Peirce also said that it was important to pay close attention to when financial advisors receive inheritances from clients (there is a regulation under consideration at the SEC banning the practice). She noted that seniors are particularly vulnerable and that it was natural to be suspicious when a financial professional was set to receive an inheritance from a client who has died. 

Sen. Chris Van Hollen (D-Md.) also questioned Peirce about SEC Chairman Jay Clayton’s testimony in which he cited comment letters from “mom-and-pop” investors in support of an initiative that critics said could limit the power of shareholders through proxy voting. It was later discovered that some letters had been fabricated by an advocacy group in support of the initiative. Van Hollen asked if the commission had received genuine letters of support from mom-and-pop investors in support of the proposal, and Peirce said the commission would get back to him.

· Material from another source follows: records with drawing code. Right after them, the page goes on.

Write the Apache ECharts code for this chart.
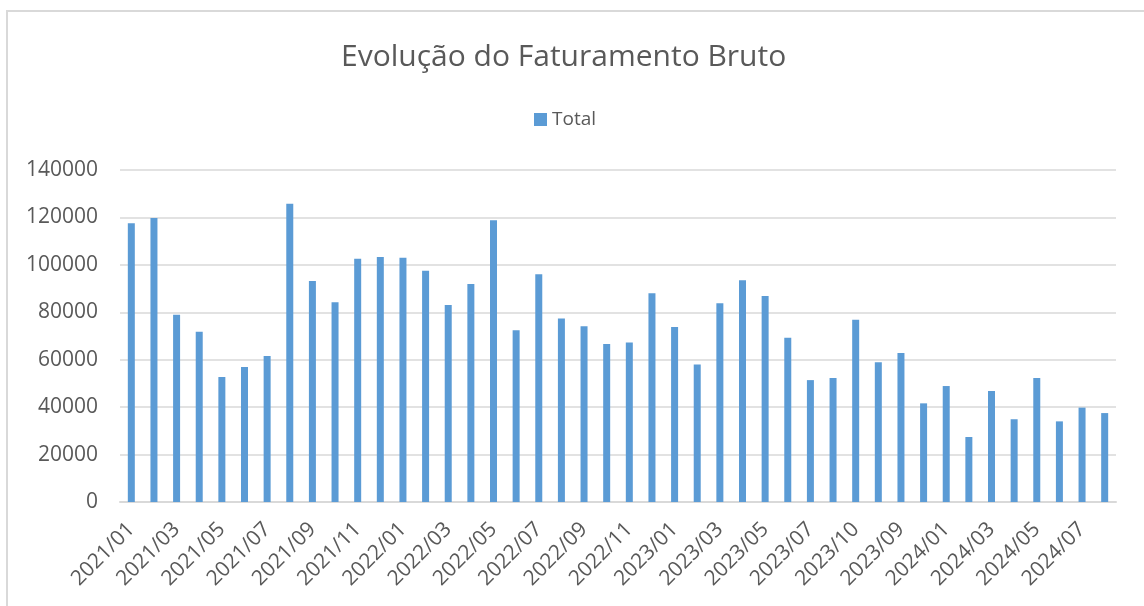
<!DOCTYPE html>
<html>
<head>
<meta charset="utf-8">
<script src="https://cdn.jsdelivr.net/npm/echarts@6/dist/echarts.min.js"></script>
<style>
  html, body { margin: 0; padding: 0; background: #fff; }
  #chart { width: 1144px; height: 606px; }
</style>
</head>
<body>
<div id="chart"></div>
<script>
const months = [
  '2021/01', '2021/02', '2021/03', '2021/04', '2021/05', '2021/06',
  '2021/07', '2021/08', '2021/09', '2021/10', '2021/11', '2021/12',
  '2022/01', '2022/02', '2022/03', '2022/04', '2022/05', '2022/06',
  '2022/07', '2022/08', '2022/09', '2022/10', '2022/11', '2022/12',
  '2023/01', '2023/02', '2023/03', '2023/04', '2023/05', '2023/06',
  '2023/07', '2023/08', '2023/10', '2023/11', '2023/09', '2023/12',
  '2024/01', '2024/02', '2024/03', '2024/04', '2024/05', '2024/06',
  '2024/07', '2024/08'
]

const total = [
  117500, 119800, 79000, 71800, 52700, 56900,
  61600, 125800, 93200, 84200, 102600, 103300,
  103000, 97500, 83100, 91900, 118800, 72400,
  96000, 77400, 74100, 66600, 67300, 88000,
  73800, 58000, 83800, 93500, 86900, 69300,
  51400, 52300, 76800, 58900, 62800, 41600,
  48900, 27400, 46800, 34900, 52300, 34000,
  39800, 37500
]

const yTicks = { min: 0, max: 140000, interval: 20000 }

const textColor = '#595959'
const gridColor = '#D9D9D9'
const font = 'Open Sans'

const myChart = echarts.init(document.getElementById('chart'))

const option = {
  animation: false,
  title: {
    text: 'Evolução do Faturamento Bruto',
    left: 336,
    top: 37,
    textStyle: {
      fontFamily: font,
      fontSize: 30,
      fontWeight: 'normal',
      color: textColor
    }
  },
  legend: {
    data: ['Total'],
    left: 529,
    top: 105,
    icon: 'rect',
    itemWidth: 13,
    itemHeight: 13,
    textStyle: {
      fontFamily: font,
      fontSize: 19,
      color: textColor
    }
  },
  graphic: [
    {
      type: 'rect',
      shape: { x: 7, y: 11, width: 1300, height: 800 },
      style: { fill: 'none', stroke: gridColor, lineWidth: 2 },
      silent: true
    }
  ],
  grid: {
    left: 120,
    right: 28,
    top: 170,
    bottom: 104,
    containLabel: false
  },
  xAxis: {
    type: 'category',
    data: months,
    axisTick: { show: false },
    axisLine: { lineStyle: { color: gridColor, width: 2 } },
    axisLabel: {
      interval: 1,
      rotate: 45,
      margin: 24,
      fontFamily: font,
      fontSize: 21,
      color: textColor
    }
  },
  yAxis: {
    type: 'value',
    min: yTicks.min,
    max: yTicks.max,
    interval: yTicks.interval,
    axisLine: { show: false },
    axisTick: { show: false },
    splitLine: { lineStyle: { color: gridColor, width: 1.5 } },
    axisLabel: {
      margin: 22,
      fontFamily: font,
      fontSize: 21,
      color: textColor,
      formatter: (v) => String(v)
    }
  },
  series: [
    {
      name: 'Total',
      type: 'bar',
      data: total,
      barWidth: 7,
      itemStyle: { color: '#5B9BD5' }
    }
  ]
}

myChart.setOption(option)
</script>
</body>
</html>
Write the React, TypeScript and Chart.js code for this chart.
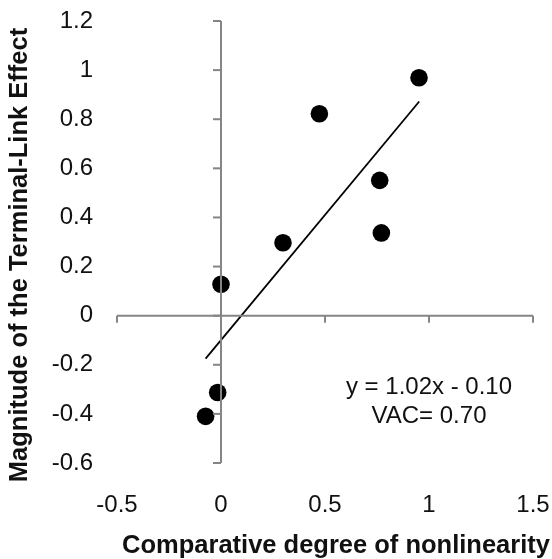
import React, { useEffect, useRef } from "react";
import { Chart, registerables } from "chart.js";

Chart.register(...registerables);

// Data
const pointX = [-0.074, -0.016, 0.0, 0.298, 0.473, 0.763, 0.771, 0.952];
const pointY = [-0.41, -0.313, 0.128, 0.297, 0.822, 0.551, 0.337, 0.969];
const trendX = [-0.074, 0.953];
const trendY = [-0.175, 0.872];
const xTicks = [-0.5, 0, 0.5, 1, 1.5];
const yTicks = [-0.6, -0.4, -0.2, 0, 0.2, 0.4, 0.6, 0.8, 1, 1.2];
const annotationLines = ["y = 1.02x - 0.10", "VAC= 0.70"];
const xTitle = "Comparative degree of nonlinearity";
const yTitle = "Magnitude of the Terminal-Link Effect";

const FONT = "'Liberation Sans', Arial, Helvetica, sans-serif";
const AXIS_COLOR = "#858585";
const TEXT_COLOR = "#111";

const crossAxesPlugin = {
  id: "crossAxes",
  afterDatasetsDraw(chart: any) {
    const { ctx, scales } = chart;
    const xs = scales.x;
    const ys = scales.y;
    const x0 = xs.getPixelForValue(0);
    const y0 = ys.getPixelForValue(0);
    ctx.save();
    ctx.strokeStyle = AXIS_COLOR;
    ctx.lineWidth = 2;
    ctx.beginPath();
    ctx.moveTo(x0, ys.getPixelForValue(yTicks[0]));
    ctx.lineTo(x0, ys.getPixelForValue(yTicks[yTicks.length - 1]));
    ctx.stroke();
    yTicks.forEach((v) => {
      const py = ys.getPixelForValue(v);
      ctx.beginPath();
      ctx.moveTo(x0 - 8, py);
      ctx.lineTo(x0, py);
      ctx.stroke();
    });
    ctx.beginPath();
    ctx.moveTo(xs.getPixelForValue(xTicks[0]), y0);
    ctx.lineTo(xs.getPixelForValue(xTicks[xTicks.length - 1]), y0);
    ctx.stroke();
    xTicks.forEach((v) => {
      const px = xs.getPixelForValue(v);
      ctx.beginPath();
      ctx.moveTo(px, y0);
      ctx.lineTo(px, y0 + 7);
      ctx.stroke();
    });
    ctx.restore();
  },
  afterDraw(chart: any) {
    const { ctx, scales, chartArea } = chart;
    ctx.save();
    // regression annotation
    const cx = scales.x.getPixelForValue(1.0);
    const cy = scales.y.getPixelForValue(-0.29);
    ctx.fillStyle = TEXT_COLOR;
    ctx.font = `24px ${FONT}`;
    ctx.textAlign = "center";
    ctx.textBaseline = "middle";
    annotationLines.forEach((t, i) => ctx.fillText(t, cx, cy + i * 29));
    // axis titles
    ctx.font = `bold 25.5px ${FONT}`;
    ctx.textBaseline = "alphabetic";
    ctx.fillText(xTitle, chartArea.left + 219, chartArea.bottom + 89.5);
    ctx.translate(27, chartArea.top + 234);
    ctx.rotate(-Math.PI / 2);
    ctx.fillText(yTitle, 0, 0);
    ctx.restore();
  },
};

export default function App() {
  const ref = useRef<HTMLCanvasElement | null>(null);
  useEffect(() => {
    if (!ref.current) return;
    const chart = new Chart(ref.current, {
      type: "scatter",
      data: {
        datasets: [
          {
            type: "line",
            data: trendX.map((x, i) => ({ x, y: trendY[i] })),
            borderColor: "#000",
            borderWidth: 1.8,
            pointRadius: 0,
            fill: false,
          } as any,
          {
            type: "scatter",
            data: pointX.map((x, i) => ({ x, y: pointY[i] })),
            backgroundColor: "#000",
            borderColor: "#000",
            borderWidth: 0,
            pointRadius: 8.8,
            pointHoverRadius: 8.8,
          },
        ],
      },
      options: {
        animation: false,
        responsive: false,
        maintainAspectRatio: false,
        layout: { padding: { left: 0, top: 21, right: 19, bottom: 0 } },
        plugins: { legend: { display: false }, tooltip: { enabled: false } },
        scales: {
          x: {
            type: "linear",
            min: -0.5,
            max: 1.5,
            afterBuildTicks: (s: any) => {
              s.ticks = xTicks.map((v) => ({ value: v }));
            },
            afterFit: (s: any) => {
              s.height = 96;
              s.paddingLeft = 0;
              s.paddingRight = 0;
            },
            grid: { display: false, drawTicks: false },
            border: { display: false },
            ticks: {
              padding: 28,
              color: TEXT_COLOR,
              font: { family: FONT, size: 24 },
              callback: (v: any) => String(v),
            },
            title: { display: false },
          },
          y: {
            type: "linear",
            min: -0.6,
            max: 1.2,
            afterBuildTicks: (s: any) => {
              s.ticks = yTicks.map((v) => ({ value: v }));
            },
            afterFit: (s: any) => {
              s.width = 117;
              s.paddingTop = 0;
              s.paddingBottom = 0;
            },
            grid: { display: false, drawTicks: false },
            border: { display: false },
            ticks: {
              padding: 24,
              color: TEXT_COLOR,
              font: { family: FONT, size: 24 },
              callback: (v: any) => String(Math.round(v * 10) / 10),
            },
            title: { display: false },
          },
        },
      },
      plugins: [crossAxesPlugin],
    });
    return () => chart.destroy();
  }, []);
  return (
    <div style={{ position: "absolute", left: 0, top: 0, width: 552, height: 559, background: "#fff" }}>
      <canvas ref={ref} width={552} height={559} style={{ display: "block" }} />
    </div>
  );
}
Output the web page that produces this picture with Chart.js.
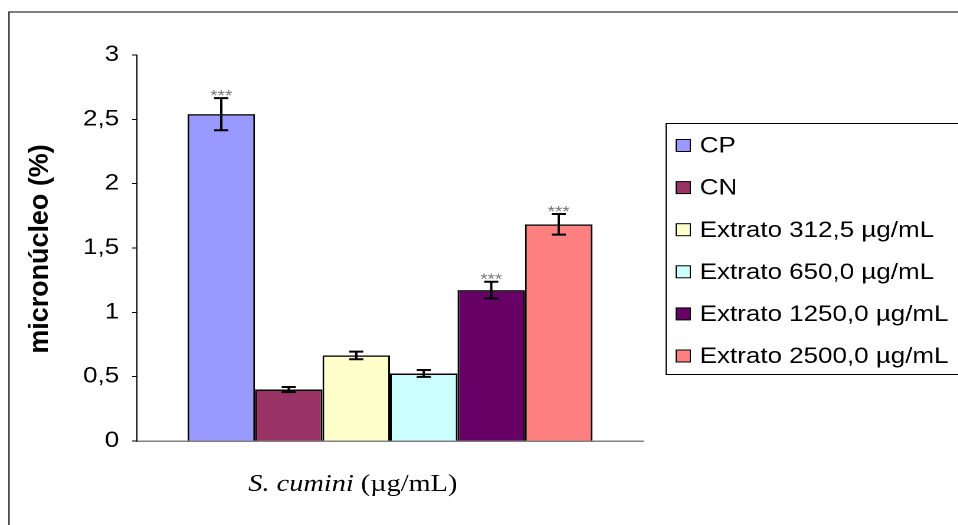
<!DOCTYPE html>
<html>
<head>
<meta charset="utf-8">
<script src="https://cdn.jsdelivr.net/npm/chart.js@4/dist/chart.umd.min.js"></script>
<style>
    html, body {margin: 0; padding: 0; background: #fff; overflow: hidden;}
    #chart {position: absolute; left: 0; top: 0; transform: scaleX(1.18); transform-origin: 0 0;}
</style>
</head>
<body>
<canvas id="chart" width="812" height="525" style="width:812px;height:525px"></canvas>
<script>
    // series
    const seriesNames = ['CP', 'CN', 'Extrato 312,5 µg/mL', 'Extrato 650,0 µg/mL', 'Extrato 1250,0 µg/mL', 'Extrato 2500,0 µg/mL'];
    const seriesValues = [2.54, 0.40, 0.665, 0.525, 1.173, 1.684];
    const seriesErrors = [0.125, 0.02, 0.03, 0.027, 0.065, 0.08];
    const seriesStars = ['***', '', '', '', '***', '***'];
    const seriesColors = ['#9999ff', '#993366', '#ffffcc', '#ccffff', '#660066', '#ff8080'];
    const yTicks = [0, 0.5, 1, 1.5, 2, 2.5, 3];

    const sans = "'Liberation Sans', Arial, sans-serif";
    const serif = "'Liberation Serif', 'Times New Roman', serif";
    Chart.defaults.font.family = sans;
    Chart.defaults.color = '#000';

    const comma = value => String(value).replace('.', ',');

    const errorBars = {
        id: 'errorBars',
        afterDatasetsDraw(chart) {
            const ctx = chart.ctx;
            const y = chart.scales.y;
            ctx.save();
            ctx.strokeStyle = '#000';
            ctx.lineWidth = 2;
            seriesValues.forEach((value, i) => {
                const bar = chart.getDatasetMeta(i).data[0];
                const top = y.getPixelForValue(value + seriesErrors[i]);
                const bottom = y.getPixelForValue(value - seriesErrors[i]);
                ctx.beginPath();
                ctx.moveTo(bar.x, top);
                ctx.lineTo(bar.x, bottom);
                ctx.moveTo(bar.x - 6, top);
                ctx.lineTo(bar.x + 6, top);
                ctx.moveTo(bar.x - 6, bottom);
                ctx.lineTo(bar.x + 6, bottom);
                ctx.stroke();
                if (seriesStars[i]) {
                    ctx.fillStyle = '#777';
                    ctx.font = '16px ' + sans;
                    ctx.textAlign = 'center';
                    ctx.textBaseline = 'alphabetic';
                    ctx.fillText(seriesStars[i], bar.x, top + 3);
                }
            });
            ctx.restore();
        }
    };

    const decorations = {
        id: 'decorations',
        afterDraw(chart) {
            const ctx = chart.ctx;
            ctx.save();

            // outer frame (only top and left are inside the picture)
            ctx.strokeStyle = '#000';
            ctx.lineWidth = 1;
            ctx.beginPath();
            ctx.moveTo(7.6, 525);
            ctx.lineTo(7.6, 12);
            ctx.lineTo(820, 12);
            ctx.stroke();

            // y title
            ctx.save();
            ctx.translate(34, 249);
            ctx.rotate(-Math.PI / 2);
            ctx.scale(1.17, 1);
            ctx.font = 'bold 23px ' + sans;
            ctx.textAlign = 'center';
            ctx.textBaseline = 'middle';
            ctx.fillText('micronúcleo (%)', 0, 0);
            ctx.restore();

            // x title
            const parts = [['italic 24px ' + serif, 'S. cumini'], ['24px ' + serif, ' (µg/mL)']];
            let total = 0;
            parts.forEach(p => { ctx.font = p[0]; total += ctx.measureText(p[1]).width; });
            let x = 299 - total / 2;
            ctx.textAlign = 'left';
            ctx.textBaseline = 'alphabetic';
            parts.forEach(p => {
                ctx.font = p[0];
                ctx.fillText(p[1], x, 491);
                x += ctx.measureText(p[1]).width;
            });

            // legend
            ctx.strokeStyle = '#000';
            ctx.lineWidth = 1;
            ctx.strokeRect(564.5, 123.5, 300, 251);
            ctx.font = '22px ' + sans;
            ctx.textBaseline = 'middle';
            seriesNames.forEach((name, i) => {
                const cy = 145.5 + i * 42.1;
                ctx.fillStyle = seriesColors[i];
                ctx.fillRect(573, cy - 6, 12, 12);
                ctx.strokeRect(573, cy - 6, 12, 12);
                ctx.fillStyle = '#000';
                ctx.fillText(name, 593, cy + 1);
            });

            ctx.restore();
        }
    };

    new Chart(document.getElementById('chart'), {
        type: 'bar',
        data: {
            labels: [''],
            datasets: seriesNames.map((name, i) => ({
                label: name,
                data: [seriesValues[i]],
                backgroundColor: seriesColors[i],
                borderColor: '#000',
                borderWidth: 1.5,
                categoryPercentage: 0.8,
                barPercentage: 1
            }))
        },
        options: {
            responsive: false,
            animation: false,
            devicePixelRatio: 2,
            layout: {padding: {top: 55, right: 267, left: 0, bottom: 0}},
            plugins: {legend: {display: false}, tooltip: {enabled: false}},
            scales: {
                x: {
                    ticks: {display: false},
                    grid: {display: false},
                    border: {color: '#808080', width: 1.5},
                    afterFit: scale => { scale.height = 84; }
                },
                y: {
                    min: 0,
                    max: 3,
                    afterBuildTicks: scale => { scale.ticks = yTicks.map(value => ({value})); },
                    ticks: {callback: comma, font: {size: 22}, padding: 11, color: '#000'},
                    grid: {drawOnChartArea: false, tickLength: 4, color: '#000'},
                    border: {color: '#000', width: 1},
                    afterFit: scale => { scale.width = 116; }
                }
            }
        },
        plugins: [errorBars, decorations]
    });
</script>
</body>
</html>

“I would appreciate that because I think the reason the Chairman had to settle on what turned out to be manufactured comments was because there weren’t any authentic ones,” Van Hollen said.

During the hearing, senators also heard testimony from Kyle Hauptman to become a member of the National Credit Union Administration Board. According to Committee Chair Sen. Michael Crapo (R-Idaho), senators had until Thursday to submit additional questions with the witnesses asked to respond by next Monday. As of yet, a vote on the two nominees by the Banking Committee has not been scheduled. The President appoints the SEC's five commissioners with the "advice and consent" of the Senate, according to the SEC.